- **Given task**: Copy every line of the listing that holds the string "chart".
━━ Data shown
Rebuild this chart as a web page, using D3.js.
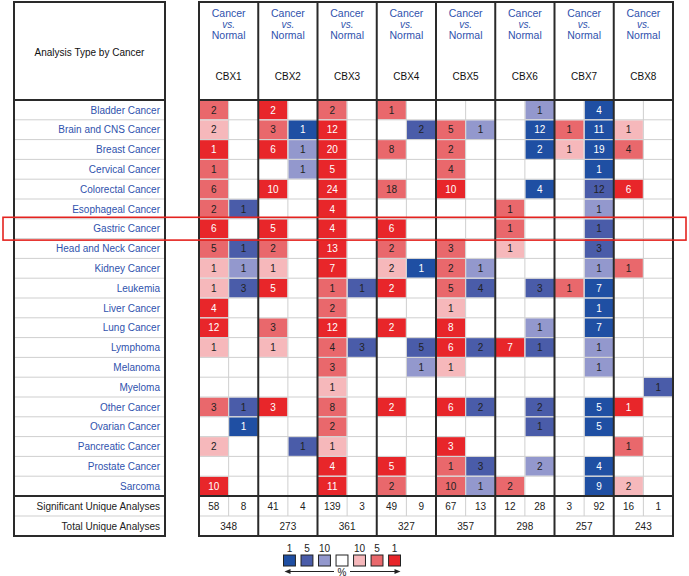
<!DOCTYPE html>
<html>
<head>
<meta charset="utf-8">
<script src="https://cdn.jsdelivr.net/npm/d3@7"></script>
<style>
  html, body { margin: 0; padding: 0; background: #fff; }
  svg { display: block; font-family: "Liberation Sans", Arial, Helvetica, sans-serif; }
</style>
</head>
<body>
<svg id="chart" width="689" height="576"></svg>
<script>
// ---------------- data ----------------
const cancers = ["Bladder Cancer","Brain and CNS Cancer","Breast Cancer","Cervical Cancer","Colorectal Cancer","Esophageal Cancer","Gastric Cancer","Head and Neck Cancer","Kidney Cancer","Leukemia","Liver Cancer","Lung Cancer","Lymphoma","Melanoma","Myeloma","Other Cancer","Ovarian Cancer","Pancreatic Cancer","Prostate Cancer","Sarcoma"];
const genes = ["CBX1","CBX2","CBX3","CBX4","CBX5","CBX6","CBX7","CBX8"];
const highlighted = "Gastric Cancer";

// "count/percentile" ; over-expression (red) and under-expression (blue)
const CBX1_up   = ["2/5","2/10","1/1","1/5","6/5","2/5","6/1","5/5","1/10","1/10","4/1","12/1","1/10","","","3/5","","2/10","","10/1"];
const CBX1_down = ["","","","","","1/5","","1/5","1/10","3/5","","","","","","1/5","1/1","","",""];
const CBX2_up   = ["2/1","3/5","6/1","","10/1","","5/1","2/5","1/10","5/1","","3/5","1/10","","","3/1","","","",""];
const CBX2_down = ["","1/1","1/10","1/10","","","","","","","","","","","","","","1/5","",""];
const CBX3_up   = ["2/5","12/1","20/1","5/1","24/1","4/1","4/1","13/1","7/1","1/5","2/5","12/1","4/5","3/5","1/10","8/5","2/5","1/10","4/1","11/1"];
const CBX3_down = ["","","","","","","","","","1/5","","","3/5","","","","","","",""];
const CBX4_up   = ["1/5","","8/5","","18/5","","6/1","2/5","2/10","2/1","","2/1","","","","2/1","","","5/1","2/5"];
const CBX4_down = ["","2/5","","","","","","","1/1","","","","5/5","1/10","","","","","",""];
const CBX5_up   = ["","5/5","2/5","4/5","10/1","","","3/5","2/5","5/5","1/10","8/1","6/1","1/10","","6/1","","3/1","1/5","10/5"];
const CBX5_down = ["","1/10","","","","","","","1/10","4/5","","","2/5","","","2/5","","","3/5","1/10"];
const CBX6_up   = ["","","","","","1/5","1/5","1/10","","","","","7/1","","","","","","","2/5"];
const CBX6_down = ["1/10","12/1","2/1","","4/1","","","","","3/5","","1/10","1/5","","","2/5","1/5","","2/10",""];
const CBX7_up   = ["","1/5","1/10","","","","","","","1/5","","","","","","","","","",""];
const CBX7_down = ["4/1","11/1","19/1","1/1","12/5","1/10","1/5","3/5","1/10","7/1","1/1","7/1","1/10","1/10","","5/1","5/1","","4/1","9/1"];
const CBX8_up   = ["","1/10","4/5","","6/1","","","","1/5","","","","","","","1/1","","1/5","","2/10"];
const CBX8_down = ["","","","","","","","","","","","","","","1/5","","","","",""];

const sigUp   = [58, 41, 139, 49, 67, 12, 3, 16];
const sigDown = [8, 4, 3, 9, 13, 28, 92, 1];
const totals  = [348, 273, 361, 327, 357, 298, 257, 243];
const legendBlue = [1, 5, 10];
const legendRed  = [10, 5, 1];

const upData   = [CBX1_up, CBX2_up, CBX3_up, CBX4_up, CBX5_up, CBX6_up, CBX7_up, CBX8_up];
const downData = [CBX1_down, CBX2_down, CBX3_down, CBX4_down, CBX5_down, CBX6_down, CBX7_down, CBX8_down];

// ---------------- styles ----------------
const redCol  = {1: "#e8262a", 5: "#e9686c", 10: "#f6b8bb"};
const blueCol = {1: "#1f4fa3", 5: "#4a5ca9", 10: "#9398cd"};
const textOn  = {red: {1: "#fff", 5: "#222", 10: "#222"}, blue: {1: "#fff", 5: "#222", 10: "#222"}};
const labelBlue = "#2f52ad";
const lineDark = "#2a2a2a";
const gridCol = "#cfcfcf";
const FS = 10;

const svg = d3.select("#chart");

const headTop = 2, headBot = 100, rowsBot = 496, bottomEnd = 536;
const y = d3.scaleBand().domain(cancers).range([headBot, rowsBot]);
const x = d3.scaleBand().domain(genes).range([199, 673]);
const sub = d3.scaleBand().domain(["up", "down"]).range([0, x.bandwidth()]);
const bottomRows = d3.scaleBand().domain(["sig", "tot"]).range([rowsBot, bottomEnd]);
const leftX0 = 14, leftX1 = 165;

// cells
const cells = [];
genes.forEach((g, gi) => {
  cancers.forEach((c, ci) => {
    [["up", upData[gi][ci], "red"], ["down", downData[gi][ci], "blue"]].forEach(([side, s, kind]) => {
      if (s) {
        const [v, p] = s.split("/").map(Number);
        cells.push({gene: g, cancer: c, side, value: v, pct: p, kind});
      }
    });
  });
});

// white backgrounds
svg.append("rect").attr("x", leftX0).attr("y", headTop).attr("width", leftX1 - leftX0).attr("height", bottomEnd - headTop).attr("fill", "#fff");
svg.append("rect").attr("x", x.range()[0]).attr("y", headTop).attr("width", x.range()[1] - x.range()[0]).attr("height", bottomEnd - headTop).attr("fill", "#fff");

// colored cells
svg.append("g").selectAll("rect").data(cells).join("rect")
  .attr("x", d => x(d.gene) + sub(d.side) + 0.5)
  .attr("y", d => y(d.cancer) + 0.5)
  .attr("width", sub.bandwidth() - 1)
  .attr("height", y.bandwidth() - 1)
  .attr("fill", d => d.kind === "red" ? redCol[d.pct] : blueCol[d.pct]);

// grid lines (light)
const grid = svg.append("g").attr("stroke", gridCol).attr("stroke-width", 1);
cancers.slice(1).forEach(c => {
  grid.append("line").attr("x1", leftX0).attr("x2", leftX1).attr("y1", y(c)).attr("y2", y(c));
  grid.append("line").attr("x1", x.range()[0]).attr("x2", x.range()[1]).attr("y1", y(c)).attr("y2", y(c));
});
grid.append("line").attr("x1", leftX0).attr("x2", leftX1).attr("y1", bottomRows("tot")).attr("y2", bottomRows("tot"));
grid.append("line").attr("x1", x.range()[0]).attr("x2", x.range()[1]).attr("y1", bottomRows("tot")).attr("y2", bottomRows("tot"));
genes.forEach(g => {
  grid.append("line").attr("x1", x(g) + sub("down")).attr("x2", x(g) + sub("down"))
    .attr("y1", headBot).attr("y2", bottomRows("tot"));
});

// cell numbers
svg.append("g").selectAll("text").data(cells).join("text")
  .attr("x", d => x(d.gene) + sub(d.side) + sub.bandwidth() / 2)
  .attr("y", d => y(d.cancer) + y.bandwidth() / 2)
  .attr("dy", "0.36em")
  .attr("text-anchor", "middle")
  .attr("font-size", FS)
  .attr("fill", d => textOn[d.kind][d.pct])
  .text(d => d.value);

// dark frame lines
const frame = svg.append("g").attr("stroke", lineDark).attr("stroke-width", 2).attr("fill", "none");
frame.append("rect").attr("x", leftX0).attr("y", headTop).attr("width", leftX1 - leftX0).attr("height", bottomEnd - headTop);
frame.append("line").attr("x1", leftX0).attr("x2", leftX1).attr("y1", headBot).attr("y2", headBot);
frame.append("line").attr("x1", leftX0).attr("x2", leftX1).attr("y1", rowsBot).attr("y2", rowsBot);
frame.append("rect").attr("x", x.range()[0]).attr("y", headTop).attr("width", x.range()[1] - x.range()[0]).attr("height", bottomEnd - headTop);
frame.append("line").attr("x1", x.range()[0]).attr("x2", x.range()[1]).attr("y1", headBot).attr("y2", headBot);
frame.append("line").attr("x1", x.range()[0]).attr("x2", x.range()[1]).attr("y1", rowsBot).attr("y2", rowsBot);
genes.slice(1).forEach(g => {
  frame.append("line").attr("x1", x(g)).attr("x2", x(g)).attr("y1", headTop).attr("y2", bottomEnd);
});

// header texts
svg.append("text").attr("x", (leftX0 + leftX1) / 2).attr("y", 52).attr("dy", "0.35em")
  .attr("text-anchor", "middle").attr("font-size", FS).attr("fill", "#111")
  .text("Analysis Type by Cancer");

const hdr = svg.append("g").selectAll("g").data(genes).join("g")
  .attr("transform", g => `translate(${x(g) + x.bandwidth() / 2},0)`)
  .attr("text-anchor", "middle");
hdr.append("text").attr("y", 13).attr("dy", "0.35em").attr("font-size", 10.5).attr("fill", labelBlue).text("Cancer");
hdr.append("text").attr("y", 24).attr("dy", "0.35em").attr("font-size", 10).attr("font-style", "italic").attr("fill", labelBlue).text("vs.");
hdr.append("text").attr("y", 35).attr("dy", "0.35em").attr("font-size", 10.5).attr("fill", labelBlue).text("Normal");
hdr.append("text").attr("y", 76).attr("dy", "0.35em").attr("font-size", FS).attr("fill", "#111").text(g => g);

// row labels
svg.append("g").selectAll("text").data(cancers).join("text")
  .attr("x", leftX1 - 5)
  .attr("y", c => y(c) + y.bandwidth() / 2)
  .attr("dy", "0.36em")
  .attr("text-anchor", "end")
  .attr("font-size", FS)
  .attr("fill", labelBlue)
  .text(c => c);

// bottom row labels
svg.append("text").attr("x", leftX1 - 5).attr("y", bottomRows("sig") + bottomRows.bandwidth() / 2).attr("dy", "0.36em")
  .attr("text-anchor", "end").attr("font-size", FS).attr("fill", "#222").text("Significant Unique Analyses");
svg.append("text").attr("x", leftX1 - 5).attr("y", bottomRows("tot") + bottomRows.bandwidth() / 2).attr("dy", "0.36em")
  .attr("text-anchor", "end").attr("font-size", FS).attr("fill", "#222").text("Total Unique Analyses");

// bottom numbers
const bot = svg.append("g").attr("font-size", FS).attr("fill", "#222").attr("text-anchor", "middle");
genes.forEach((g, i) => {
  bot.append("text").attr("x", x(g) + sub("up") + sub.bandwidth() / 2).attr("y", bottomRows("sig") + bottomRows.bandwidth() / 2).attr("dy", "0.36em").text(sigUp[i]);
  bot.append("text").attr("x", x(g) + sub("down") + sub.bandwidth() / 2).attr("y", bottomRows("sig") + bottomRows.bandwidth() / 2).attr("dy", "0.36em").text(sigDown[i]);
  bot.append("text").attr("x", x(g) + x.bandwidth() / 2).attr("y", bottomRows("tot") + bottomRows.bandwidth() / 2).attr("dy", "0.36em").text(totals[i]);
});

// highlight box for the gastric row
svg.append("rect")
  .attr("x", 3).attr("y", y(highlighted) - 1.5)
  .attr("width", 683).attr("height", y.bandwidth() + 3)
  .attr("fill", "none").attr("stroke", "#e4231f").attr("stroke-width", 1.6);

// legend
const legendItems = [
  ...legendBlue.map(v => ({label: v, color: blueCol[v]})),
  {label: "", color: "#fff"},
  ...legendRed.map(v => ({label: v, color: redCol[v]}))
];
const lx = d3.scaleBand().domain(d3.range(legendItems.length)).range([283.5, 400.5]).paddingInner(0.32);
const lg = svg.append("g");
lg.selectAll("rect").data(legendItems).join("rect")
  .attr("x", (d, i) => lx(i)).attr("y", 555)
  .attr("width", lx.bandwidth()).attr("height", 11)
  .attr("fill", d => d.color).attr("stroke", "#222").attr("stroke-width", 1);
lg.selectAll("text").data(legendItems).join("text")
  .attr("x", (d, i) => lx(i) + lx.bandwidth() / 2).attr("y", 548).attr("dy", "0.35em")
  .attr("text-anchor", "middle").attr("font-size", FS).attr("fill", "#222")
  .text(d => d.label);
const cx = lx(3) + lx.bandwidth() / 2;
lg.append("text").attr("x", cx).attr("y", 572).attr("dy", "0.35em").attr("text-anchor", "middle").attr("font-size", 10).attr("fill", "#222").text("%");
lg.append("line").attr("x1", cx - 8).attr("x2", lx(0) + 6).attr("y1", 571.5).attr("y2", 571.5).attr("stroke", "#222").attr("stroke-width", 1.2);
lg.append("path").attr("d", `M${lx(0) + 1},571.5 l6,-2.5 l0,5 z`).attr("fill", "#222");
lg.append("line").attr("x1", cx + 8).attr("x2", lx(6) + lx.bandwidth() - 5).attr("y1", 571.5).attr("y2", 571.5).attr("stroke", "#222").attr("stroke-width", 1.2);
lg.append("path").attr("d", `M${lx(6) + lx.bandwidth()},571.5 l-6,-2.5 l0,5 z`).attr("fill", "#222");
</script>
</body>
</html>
━━━━
- **Correct answer**:
Rebuild this chart as a web page, using D3.js.
<svg id="chart" width="689" height="576"></svg>
const svg = d3.select("#chart");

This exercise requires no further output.